PROVIDED MATERIAL:

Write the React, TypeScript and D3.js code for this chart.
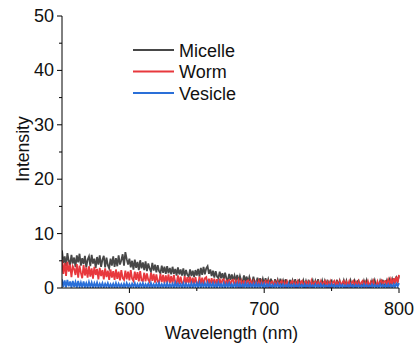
import React from "react";
import * as d3 from "d3";

const wlStart = 550;
const wlStep = 1;

const micelle = [
  6.9,4.6,5.8,4.0,6.4,5.0,4.2,6.1,4.5,5.6,
  3.9,6.0,4.7,6.3,4.1,5.5,4.4,5.9,3.8,5.2,
  5.8,4.0,6.1,4.5,5.4,3.7,5.7,4.3,6.0,3.9,
  5.2,5.9,3.8,5.6,4.2,3.6,5.4,4.1,5.8,3.9,
  5.5,4.0,6.0,4.3,5.1,6.2,4.1,6.6,5.3,4.3,
  5.4,3.8,5.0,3.4,5.2,3.7,4.8,3.3,5.1,3.6,
  4.7,3.3,4.9,3.1,4.5,3.6,3.0,4.6,3.2,4.3,
  2.9,4.2,3.1,2.7,4.1,2.8,3.9,2.6,4.0,2.7,
  3.7,2.5,3.9,2.6,3.5,2.3,3.8,2.5,3.4,2.3,
  3.6,2.2,3.3,2.4,2.1,3.4,2.2,3.2,2.0,3.3,
  2.3,3.5,2.1,3.7,2.4,3.9,2.5,3.6,4.0,2.6,
  3.4,2.2,3.2,1.9,3.1,2.1,1.8,3.0,1.8,2.7,
  1.6,2.8,1.7,1.4,2.6,1.5,2.5,1.3,2.3,1.4,
  2.4,1.2,2.2,1.3,1.1,2.3,1.2,2.1,1.0,2.0,
  1.1,0.9,2.1,1.0,0.8,1.9,0.9,1.8,0.7,1.7,
  0.8,1.8,0.7,1.6,0.6,1.7,0.8,0.5,1.6,0.7,
  1.5,0.5,1.7,0.6,1.4,0.5,1.6,0.7,0.4,1.5,
  0.6,1.4,0.4,1.6,0.5,1.3,1.5,0.4,0.6,1.4,
  0.4,1.3,0.5,1.5,0.4,0.6,1.4,0.3,1.3,0.5,
  1.6,0.4,0.6,1.4,0.3,1.3,0.5,1.5,0.4,1.2,
  1.4,0.3,0.6,0.5,1.5,0.4,1.3,0.3,0.6,1.4,
  0.4,1.3,0.3,0.6,1.4,0.4,0.5,1.3,0.3,1.2,
  1.4,0.4,0.6,0.3,1.3,0.5,1.4,0.4,0.6,0.3,
  1.3,0.5,1.4,0.4,0.6,0.3,1.3,0.5,1.5,0.4,
  0.6,1.4,0.5,1.5,0.6,1.6,0.7,1.6,2.0,1.2,
  2.2,
];

const worm = [
  5.1,2.6,4.6,2.2,4.8,3.0,4.3,2.0,4.0,3.5,
  2.4,4.4,1.9,4.1,2.8,1.8,4.2,2.3,3.8,1.9,
  4.0,2.1,3.6,1.7,3.9,2.4,3.5,1.6,3.7,2.2,
  3.3,1.6,3.6,2.0,3.2,1.5,3.4,1.9,3.1,1.5,
  3.4,1.7,3.0,1.4,3.3,1.8,1.5,3.2,1.6,3.0,
  1.4,3.3,1.7,1.3,3.0,1.5,2.9,1.2,3.1,1.4,
  1.3,2.8,1.2,2.7,1.5,1.1,2.8,1.3,2.6,1.0,
  2.5,1.2,1.0,2.6,1.1,2.4,0.9,2.3,1.0,2.5,
  0.9,2.2,0.8,2.4,1.0,0.8,2.3,0.7,2.1,0.9,
  0.8,2.2,0.7,2.0,0.9,2.1,0.7,1.9,0.6,2.0,
  0.8,0.6,2.1,0.7,1.9,0.6,1.8,2.0,0.6,1.7,
  0.5,1.8,0.6,1.7,0.5,1.6,0.6,1.7,0.5,1.5,
  1.6,0.4,1.5,0.5,1.6,0.4,1.4,1.5,0.4,1.3,
  0.5,1.4,0.4,1.3,0.5,1.4,0.3,1.2,1.4,0.4,
  1.3,0.4,1.2,0.3,1.1,0.5,1.3,0.4,1.2,0.3,
  1.1,1.3,0.4,1.2,0.3,1.0,1.2,0.3,1.1,0.4,
  1.2,0.3,1.0,1.3,0.4,1.1,0.3,1.2,0.5,0.3,
  1.1,1.3,0.4,1.0,0.3,1.2,0.4,1.1,1.3,0.3,
  1.0,1.2,0.3,1.1,0.4,1.3,0.3,1.0,1.2,0.4,
  1.1,0.3,1.2,0.4,1.0,1.3,0.3,1.1,0.4,1.2,
  0.3,1.0,1.3,0.4,1.1,0.3,1.2,0.4,1.0,1.3,
  0.3,1.1,0.4,1.2,0.3,1.0,1.3,0.4,1.1,0.3,
  1.2,0.4,1.0,1.3,0.3,1.1,0.4,1.2,0.3,1.1,
  0.4,1.3,0.5,0.3,1.2,0.4,1.1,1.4,0.5,1.2,
  1.3,0.5,1.5,0.6,1.6,0.7,1.8,0.8,2.1,1.0,
  2.4,
];

const vesicle = [
  1.6,0.2,1.4,0.1,1.5,0.3,1.2,0.1,1.3,0.2,
  1.1,0.1,1.3,0.2,1.0,0.1,1.2,0.2,0.9,0.1,
  1.1,0.2,1.0,0.1,0.9,0.2,1.0,0.1,0.8,0.2,
  0.9,0.1,0.8,0.2,0.9,0.1,0.7,0.2,0.8,0.1,
  0.9,0.1,0.8,0.2,0.7,0.1,0.8,0.1,0.9,0.2,
  0.7,0.1,0.8,0.2,0.9,0.1,0.7,0.1,0.8,0.2,
  0.9,0.1,0.7,0.2,0.8,0.1,0.9,0.1,0.7,0.2,
  0.8,0.1,0.9,0.1,0.7,0.2,0.8,0.1,0.9,0.1,
  0.7,0.2,0.8,0.1,1.0,0.1,0.8,0.2,0.7,0.1,
  0.9,0.1,0.8,0.2,0.7,0.1,0.9,0.1,0.8,0.2,
  0.9,0.1,1.0,0.1,0.8,0.2,0.9,0.1,1.0,0.1,
  0.8,0.2,0.9,0.1,0.8,0.1,1.0,0.2,0.7,0.1,
  0.9,0.1,0.8,0.2,0.9,0.1,0.7,0.1,0.8,0.2,
  0.9,0.1,0.8,0.1,0.7,0.2,0.9,0.1,0.8,0.1,
  0.7,0.2,0.8,0.1,0.9,0.1,0.7,0.2,0.8,0.1,
  0.8,0.1,0.7,0.2,0.8,0.1,0.6,0.1,0.7,0.2,
  0.8,0.1,0.6,0.1,0.7,0.2,0.6,0.1,0.8,0.1,
  0.6,0.2,0.7,0.1,0.6,0.1,0.7,0.2,0.6,0.1,
  0.7,0.1,0.6,0.2,0.7,0.1,0.5,0.1,0.7,0.2,
  0.6,0.1,0.7,0.1,0.6,0.2,0.5,0.1,0.6,0.1,
  0.7,0.2,0.6,0.1,0.5,0.1,0.7,0.2,0.6,0.1,
  0.5,0.1,0.6,0.2,0.7,0.1,0.5,0.1,0.6,0.2,
  0.6,0.1,0.5,0.1,0.7,0.2,0.6,0.1,0.5,0.1,
  0.7,0.2,0.6,0.1,0.5,0.1,0.7,0.2,0.6,0.1,
  0.6,0.1,0.7,0.2,0.6,0.1,0.7,0.2,0.8,0.3,
  0.9,
];

const seriesNames = ["Micelle", "Worm", "Vesicle"];
const seriesColors = ["#474747", "#e8383d", "#2a6fd8"];
const seriesData = [micelle, worm, vesicle];

const xTicks = [600, 700, 800];
const xMinorTicks = [650, 750];
const yTicks = [0, 10, 20, 30, 40, 50];
const yMinorTicks = [5, 15, 25, 35, 45];

const W = 414;
const H = 349;
const M = { left: 62, right: 15, top: 16, bottom: 61 };
const FONT = "'Liberation Sans', Arial, sans-serif";

export default function App() {
  const x = d3.scaleLinear().domain([550, 800]).range([M.left, W - M.right]);
  const y = d3.scaleLinear().domain([0, 50]).range([H - M.bottom, M.top]);
  const line = d3
    .line<number>()
    .x((_, i) => x(wlStart + i * wlStep))
    .y((d) => y(d));

  const x0 = M.left;
  const y0 = H - M.bottom;

  return (
    <svg
      width={W}
      height={H}
      style={{ position: "absolute", left: 0, top: 0, background: "#fff" }}
      fontFamily={FONT}
    >
      <defs>
        <clipPath id="plot">
          <rect x={x0} y={M.top} width={W - M.right - x0 + 1} height={y0 - M.top} />
        </clipPath>
      </defs>
      <g clipPath="url(#plot)">
        {seriesData.map((s, k) => (
          <path
            key={k}
            d={line(s) || ""}
            fill="none"
            stroke={seriesColors[k]}
            strokeWidth={1.8}
            strokeLinejoin="miter"
          />
        ))}
      </g>
      <line x1={x0} x2={x0} y1={M.top} y2={y0} stroke="#000" strokeWidth={1} />
      <line x1={x0} x2={W - M.right} y1={y0} y2={y0} stroke="#000" strokeWidth={1} />
      {yTicks.map((t) => (
        <g key={"y" + t}>
          <line x1={x0 - 5} x2={x0} y1={y(t)} y2={y(t)} stroke="#000" />
          <text x={x0 - 8} y={y(t) + 6} textAnchor="end" fontSize={18} fill="#111">
            {t}
          </text>
        </g>
      ))}
      {yMinorTicks.map((t) => (
        <line key={"ym" + t} x1={x0 - 3} x2={x0} y1={y(t)} y2={y(t)} stroke="#000" />
      ))}
      {xTicks.map((t) => (
        <g key={"x" + t}>
          <line x1={x(t)} x2={x(t)} y1={y0} y2={y0 + 5} stroke="#000" />
          <text x={x(t)} y={y0 + 27} textAnchor="middle" fontSize={18} fill="#111">
            {t}
          </text>
        </g>
      ))}
      {xMinorTicks.map((t) => (
        <line key={"xm" + t} x1={x(t)} x2={x(t)} y1={y0} y2={y0 + 3} stroke="#000" />
      ))}
      <text
        x={(x0 + W - M.right) / 2 + 1}
        y={y0 + 51}
        textAnchor="middle"
        fontSize={17.6}
        fill="#111"
      >
        Wavelength (nm)
      </text>
      <text
        transform={`translate(${29},${y(25) - 3}) rotate(-90)`}
        textAnchor="middle"
        fontSize={17.6}
        fill="#111"
      >
        Intensity
      </text>
      {seriesNames.map((n, k) => (
        <g key={n} transform={`translate(133,${50 + k * 21.5})`}>
          <line x1={0} x2={41} y1={0} y2={0} stroke={seriesColors[k]} strokeWidth={2} />
          <text x={46} y={6.5} fontSize={18} fill="#111">
            {n}
          </text>
        </g>
      ))}
    </svg>
  );
}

SET TASK: Print the data above verbatim from the first line through the line holding "const wlStep = 1;", leaving every picture out.

RIGHT ANSWER:
Write the React, TypeScript and D3.js code for this chart.
import React from "react";
import * as d3 from "d3";

const wlStart = 550;
const wlStep = 1;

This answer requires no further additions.